-- Your objective --
Skip all pictures. Write out the data below from its first line through the line that contains "(50,150,25) 1345.5080 0.0000".

-- Collected data --
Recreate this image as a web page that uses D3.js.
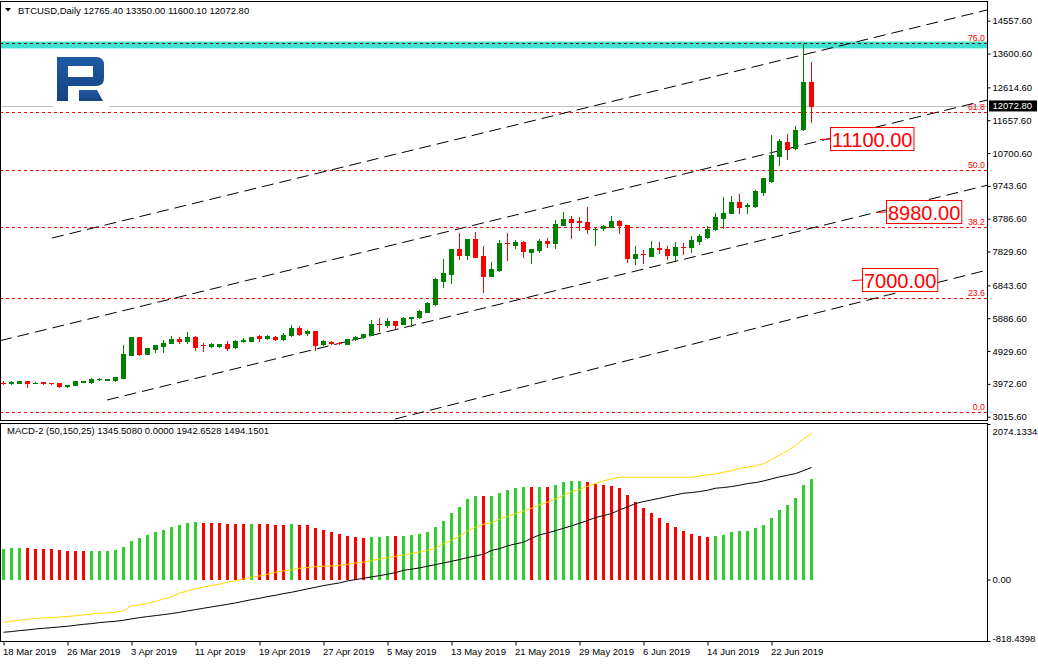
<!DOCTYPE html>
<html><head><meta charset="utf-8">
<script src="https://cdn.jsdelivr.net/npm/d3@7"></script>
<style>
body{margin:0;background:#fff}
svg{display:block}
text{font-family:"Liberation Sans",Arial,sans-serif;font-size:9.5px;fill:#000}
</style>
</head><body>
<svg id="chart" width="1038" height="664"></svg>
<script>
// ---------- DATA ----------
const symbolTitle = "BTCUSD,Daily";
const headerOHLC = ["12765.40","13350.00","11600.10","12072.80"];
const macdTitle = "MACD-2 (50,150,25) 1345.5080 0.0000 1942.6528 1494.1501";

const opens = [4012,3990,3998,4056,3995,4027,4000,3998,3900,3930,
4040,4027,4100,4090,4075,4153,4814,5338,4853,4998,
5086,5154,5280,5222,5348,5115,5076,5086,5134,5037,
5212,5222,5358,5309,5348,5270,5387,5601,5445,5513,
5125,5203,5160,5135,5271,5329,5397,5730,5688,5805,
5718,5883,5912,6077,6300,6980,7175,7894,7729,8185,
7700,7117,7291,8078,8020,8117,7826,7875,8146,8068,
8603,8768,8710,8690,8480,8520,8555,8720,8603,7640,
7758,7709,7923,7894,7729,7962,7952,8146,8263,8477,
8797,8943,9283,9170,9166,9555,9895,10614,11012,10837,
11391,12765.4];
const highs = [4050,4056,4060,4066,4020,4035,4010,4005,3950,4050,
4060,4153,4150,4125,4185,5105,5345,5345,5025,5110,
5251,5368,5329,5475,5355,5154,5154,5134,5212,5240,
5300,5345,5406,5406,5368,5465,5688,5659,5543,5520,
5240,5230,5200,5280,5355,5435,5834,5883,5883,5815,
5910,5935,6115,6345,7068,7602,7900,8360,8190,8399,
7991,7525,8166,8360,8166,8125,7910,8185,8214,8749,
8992,8865,8846,9137,8505,8615,8856,8760,8610,8000,
7875,8150,8098,7991,8098,8069,8282,8340,8573,8943,
9429,9448,9497,9250,9623,9970,11226,11110,11255,11488,
13869,13350];
const lows = [3965,3969,3985,3891,3985,3980,3980,3880,3890,3925,
4020,3998,4075,4085,4060,4150,4800,4815,4845,4911,
4911,5150,5154,5154,4960,4940,5057,5037,4960,5030,
5193,5215,5212,5270,5251,5265,5380,5387,5387,4950,
5115,5120,5120,5125,5260,5320,5390,5523,5640,5591,
5710,5660,5905,6070,6271,6786,6903,7602,7602,7675,
6660,7110,7262,7583,7923,7660,7486,7826,7971,7923,
8595,8214,8457,8379,8020,8457,8550,8360,7510,7466,
7486,7700,7797,7603,7563,7750,7826,8050,8215,8460,
8506,8940,8963,8963,9140,9477,9866,10352,10517,10830,
11380,11600.1];
const closes = [4000,4037,4046,3988,4000,3988,3990,3900,3940,4046,
4050,4114,4110,4115,4173,4843,5338,4833,5018,5105,
5164,5280,5232,5348,5057,5105,5134,5125,5018,5232,
5261,5338,5300,5368,5270,5397,5601,5426,5513,5115,
5232,5154,5150,5271,5348,5426,5718,5718,5815,5688,
5902,5931,6106,6339,7019,7214,7894,7729,8185,7680,
7117,7311,8088,8068,8117,7855,7904,8146,8068,8632,
8768,8700,8700,8476,8500,8570,8720,8603,7640,7748,
7748,7923,7913,7729,7952,7952,8166,8282,8486,8827,
8963,9283,9137,9186,9594,9963,10643,11051,10818,11372,
12781,12072.8];

const histValues = [409,418,421,419,410,408,406,396,382,380,
378,379,380,382,396,436,516,551,596,636,
662,702,729,756,764,756,754,752,742,740,
738,740,738,736,729,727,742,729,727,684,
662,636,609,582,569,556,569,571,582,580,
584,596,609,636,702,782,889,969,1075,1115,
1113,1117,1155,1195,1227,1235,1233,1236,1234,1262,
1302,1315,1317,1302,1280,1262,1249,1222,1129,1035,
955,889,822,755,702,649,609,582,569,582,
596,636,649,651,689,729,822,929,995,1089,
1262,1345.508];
const yellowLine = [-569,-556,-542,-529,-516,-511,-507,-498,-493,-480,
-471,-458,-449,-444,-436,-413,-351,-338,-316,-293,
-258,-231,-182,-151,-124,-98,-80,-62,-36,-18,
9,27,49,71,98,116,129,151,160,173,
178,182,191,204,222,231,253,276,293,311,
329,347,369,391,418,480,524,578,649,702,
738,756,809,844,880,915,951,995,1031,1075,
1120,1173,1200,1244,1280,1315,1342,1364,1364,1364,
1364,1364,1364,1364,1364,1364,1364,1382,1395,1409,
1431,1453,1484,1498,1515,1547,1600,1662,1715,1787,
1875,1942.6528];
const blackLine = [-702,-693,-680,-671,-658,-649,-640,-631,-622,-609,
-596,-587,-573,-564,-556,-542,-524,-507,-493,-480,
-467,-453,-436,-418,-400,-382,-364,-347,-329,-311,
-289,-267,-249,-227,-209,-187,-169,-147,-124,-102,
-80,-62,-44,-18,0,18,36,53,71,93,
124,138,156,178,200,222,244,267,293,316,
338,387,413,449,476,498,551,595,622,653,
684,716,751,787,827,853,880,929,969,1013,
1040,1062,1084,1107,1129,1151,1160,1173,1191,1218,
1227,1240,1258,1280,1293,1315,1342,1369,1391,1413,
1453,1494.1501];

const priceTicks = [3015.60,3972.60,4929.60,5886.60,6843.60,7829.60,8786.60,9743.60,10700.60,11657.60,12614.60,13600.60,14557.60];
const macdTicks = [-818.4398,0,2074.1334];
const macdTickLabels = ["-818.4398","0.00","2074.1334"];
const dateTickIdx = [0,8,16,24,32,40,48,56,64,72,80,88,96];
const dateLabels = ["18 Mar 2019","26 Mar 2019","3 Apr 2019","11 Apr 2019","19 Apr 2019","27 Apr 2019","5 May 2019","13 May 2019","21 May 2019","29 May 2019","6 Jun 2019","14 Jun 2019","22 Jun 2019"];

const fibLevels = [0,23.6,38.2,50,61.8,76];
const fibLow = 3150, fibHigh = 17290;
const zoneLow = 13750, zoneHigh = 13950;
const bidPrice = 12072.80;
// channel rays: [barIndex1, price1, barIndex2, price2]
const channelRays = [[6.125,8224,122.75,14855],[-0.375,5231,122.75,12229],[13,3502,122.75,9745],[49,2948,122.75,7274]];
const priceLabels = [11100, 8980, 7000];
const priceLabelBars = [102.1, 109.1, 106.1];

// ---------- LAYOUT ----------
const svg = d3.select("#chart");
const paneL = 0, paneR = 987;
const mainT = 1, mainB = 420;
const subT = 423, subB = 641;

const x = d3.scaleLinear().domain([0,101]).range([3,811]);
const y = d3.scaleLinear().domain([3015.6,14557.6]).range([416.7,20.7]);
const ym = d3.scaleLinear().domain([-818.4398,2074.1334]).range([641,424]);
const fibPrice = l => fibLow + (fibHigh-fibLow)*l/100;

svg.append("rect").attr("width",1038).attr("height",664).attr("fill","#fff");

const defs = svg.append("defs");
defs.append("clipPath").attr("id","clipMain").append("rect")
  .attr("x",paneL+1).attr("y",mainT+1).attr("width",paneR-paneL-1).attr("height",mainB-mainT-1);
defs.append("clipPath").attr("id","clipSub").append("rect")
  .attr("x",paneL+1).attr("y",subT+1).attr("width",paneR-paneL-1).attr("height",subB-subT-1);

const gMain = svg.append("g").attr("clip-path","url(#clipMain)");

// zone (cyan band)
gMain.append("rect").attr("x",paneL).attr("width",paneR-paneL)
  .attr("y",y(zoneHigh)).attr("height",y(zoneLow)-y(zoneHigh)).attr("fill","#40E0D0");

// bid line
gMain.append("line").attr("x1",paneL).attr("x2",paneR)
  .attr("y1",Math.round(y(bidPrice))+0.5).attr("y2",Math.round(y(bidPrice))+0.5)
  .attr("stroke","#c0c0c0").attr("stroke-width",1);

// logo
const logo = gMain.append("g");
logo.append("rect").attr("x",53).attr("y",55).attr("width",56).attr("height",52).attr("fill","#fff");
const lg = defs.append("linearGradient").attr("id","logoGrad").attr("x1",0).attr("y1",0).attr("x2",0).attr("y2",1);
lg.append("stop").attr("offset","0").attr("stop-color","#1f5aa8");
lg.append("stop").attr("offset","1").attr("stop-color","#15437f");
logo.append("path").attr("fill","url(#logoGrad)").attr("fill-rule","evenodd")
  .attr("d","M57,57 H96 Q104,57 104,65 V78 Q104,86 96,86 H68 V101 H57 Z M68,66 H93 V77 H68 Z");
logo.append("path").attr("fill","url(#logoGrad)").attr("d","M79,90 H97 L103,101 H79 Z");

// fib lines
fibLevels.forEach(l=>{
  const yy = Math.round(y(fibPrice(l)))+0.5;
  gMain.append("line").attr("x1",paneL).attr("x2",paneR).attr("y1",yy).attr("y2",yy)
    .attr("stroke", l===76 ? "#7a1010" : "#ff0000").attr("stroke-width",1).attr("stroke-dasharray","3,3");
  gMain.append("text").attr("x",paneR-2).attr("y",yy-2.5).attr("text-anchor","end")
    .style("fill","#ff0000").style("font-size","8.8px").text(l.toFixed(1));
});

// channel rays
channelRays.forEach(r=>{
  const [i1,p1,i2,p2] = r;
  const x1 = x(i1), y1 = y(p1), x2 = x(i2), y2 = y(p2);
  const slope = (y2-y1)/(x2-x1);
  const xe = paneR, ye = y1 + slope*(xe-x1);
  gMain.append("line").attr("x1",x1).attr("y1",y1).attr("x2",xe).attr("y2",ye)
    .attr("stroke","#000").attr("stroke-width",1).attr("stroke-dasharray","12,6");
});

// candles
const candles = d3.range(opens.length).map(i=>({i,o:opens[i],h:highs[i],l:lows[i],c:closes[i]}));
const cg = gMain.append("g");
candles.forEach(d=>{
  const cx = Math.round(x(d.i));
  const col = d.c >= d.o ? "#008000" : "#ff0000";
  cg.append("line").attr("x1",cx+0.5).attr("x2",cx+0.5)
    .attr("y1",Math.round(y(d.h))).attr("y2",Math.round(y(d.l))+1)
    .attr("stroke",col).attr("stroke-width",1);
  const top = Math.round(y(Math.max(d.o,d.c))), bot = Math.round(y(Math.min(d.o,d.c)));
  cg.append("rect").attr("x",cx-2).attr("width",5).attr("y",top).attr("height",Math.max(1,bot-top+1))
    .attr("fill",col);
});

// price labels (annotations)
priceLabels.forEach((p,k)=>{
  const yy = Math.round(y(p))+0.5;
  const x0 = Math.round(x(priceLabelBars[k]));
  gMain.append("line").attr("x1",x0).attr("x2",x0+10).attr("y1",yy).attr("y2",yy-0.5)
    .attr("stroke","#ff0000").attr("stroke-width",1);
  const g = gMain.append("g");
  const r = g.append("rect").attr("fill","#fff").attr("stroke","#ff0000").attr("stroke-width",1);
  const t = g.append("text").attr("x",x0+12).attr("y",yy+7.5).style("font-size","20px").style("fill","#ff0000").text(p.toFixed(2));
  const w = t.node().getComputedTextLength();
  r.attr("x",x0+10.5).attr("y",yy-12).attr("width",w+3).attr("height",23);
});

// header text
svg.append("path").attr("d","M5,8 L11,8 L8,11.5 Z").attr("fill","#000");
svg.append("text").attr("x",18).attr("y",14).text(symbolTitle + "  " + headerOHLC.join(" "));

// ---------- MACD pane ----------
const gSub = svg.append("g").attr("clip-path","url(#clipSub)");
const zeroY = Math.round(ym(0));
histValues.forEach((v,i)=>{
  const up = i===0 || v > histValues[i-1];
  const cx = Math.round(x(i));
  const top = Math.round(ym(v));
  gSub.append("rect").attr("x",cx-1).attr("width",3).attr("y",top).attr("height",zeroY-top)
    .attr("fill", up ? "#32cd32" : "#ff0000");
});
const lineGen = d3.line().x((d,i)=>x(i)+0.5).y(d=>ym(d));
gSub.append("path").datum(yellowLine).attr("d",lineGen).attr("fill","none").attr("stroke","#ffd700").attr("stroke-width",1);
gSub.append("path").datum(blackLine).attr("d",lineGen).attr("fill","none").attr("stroke","#000").attr("stroke-width",1);
svg.append("text").attr("x",7).attr("y",434).text(macdTitle);

// ---------- borders ----------
svg.append("rect").attr("x",paneL+0.5).attr("y",mainT+0.5).attr("width",paneR-paneL).attr("height",mainB-mainT)
  .attr("fill","none").attr("stroke","#000");
svg.append("rect").attr("x",paneL+0.5).attr("y",subT+0.5).attr("width",paneR-paneL).attr("height",subB-subT)
  .attr("fill","none").attr("stroke","#000");

// ---------- axes ----------
const yAxis = d3.axisRight(y).tickValues(priceTicks).tickSize(3).tickPadding(2).tickFormat(d3.format(".2f"));
const ga = svg.append("g").attr("transform",`translate(${paneR+0.5},0)`).call(yAxis);
ga.select(".domain").remove();
ga.selectAll("text").style("font-family","Liberation Sans, Arial, sans-serif").style("font-size","9.5px");

// bid price tag
const bidY = y(bidPrice);
svg.append("rect").attr("x",paneR+2).attr("y",bidY-5.5).attr("width",48).attr("height",11).attr("fill","#000");
svg.append("text").attr("x",paneR+5.5).attr("y",bidY+3.4).style("fill","#fff").text(bidPrice.toFixed(2));

const mAxis = d3.axisRight(ym).tickValues(macdTicks).tickSize(3).tickPadding(2).tickFormat((d,i)=>macdTickLabels[i]);
const gm = svg.append("g").attr("transform",`translate(${paneR+0.5},0)`).call(mAxis);
gm.select(".domain").remove();
gm.selectAll("text").style("font-family","Liberation Sans, Arial, sans-serif").style("font-size","9.5px")
  .attr("dy",(d)=> d===2074.1334 ? "1.1em" : (d<0 ? "0.05em" : "0.32em"));

const xAxis = d3.axisBottom(x).tickValues(dateTickIdx).tickSize(4).tickPadding(3).tickFormat((d,i)=>dateLabels[i]);
const gx = svg.append("g").attr("transform",`translate(0.5,${subB+0.5})`).call(xAxis);
gx.select(".domain").remove();
gx.selectAll("text").attr("text-anchor","start").attr("x",-1)
  .style("font-family","Liberation Sans, Arial, sans-serif").style("font-size","9.5px");
</script>
</body></html>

-- The completed task --
Recreate this image as a web page that uses D3.js.
<!DOCTYPE html>
<html><head><meta charset="utf-8">
<script src="https://cdn.jsdelivr.net/npm/d3@7"></script>
<style>
body{margin:0;background:#fff}
svg{display:block}
text{font-family:"Liberation Sans",Arial,sans-serif;font-size:9.5px;fill:#000}
</style>
</head><body>
<svg id="chart" width="1038" height="664"></svg>
<script>
// ---------- DATA ----------
const symbolTitle = "BTCUSD,Daily";
const headerOHLC = ["12765.40","13350.00","11600.10","12072.80"];
const macdTitle = "MACD-2 (50,150,25) 1345.5080 0.0000 1942.6528 1494.1501";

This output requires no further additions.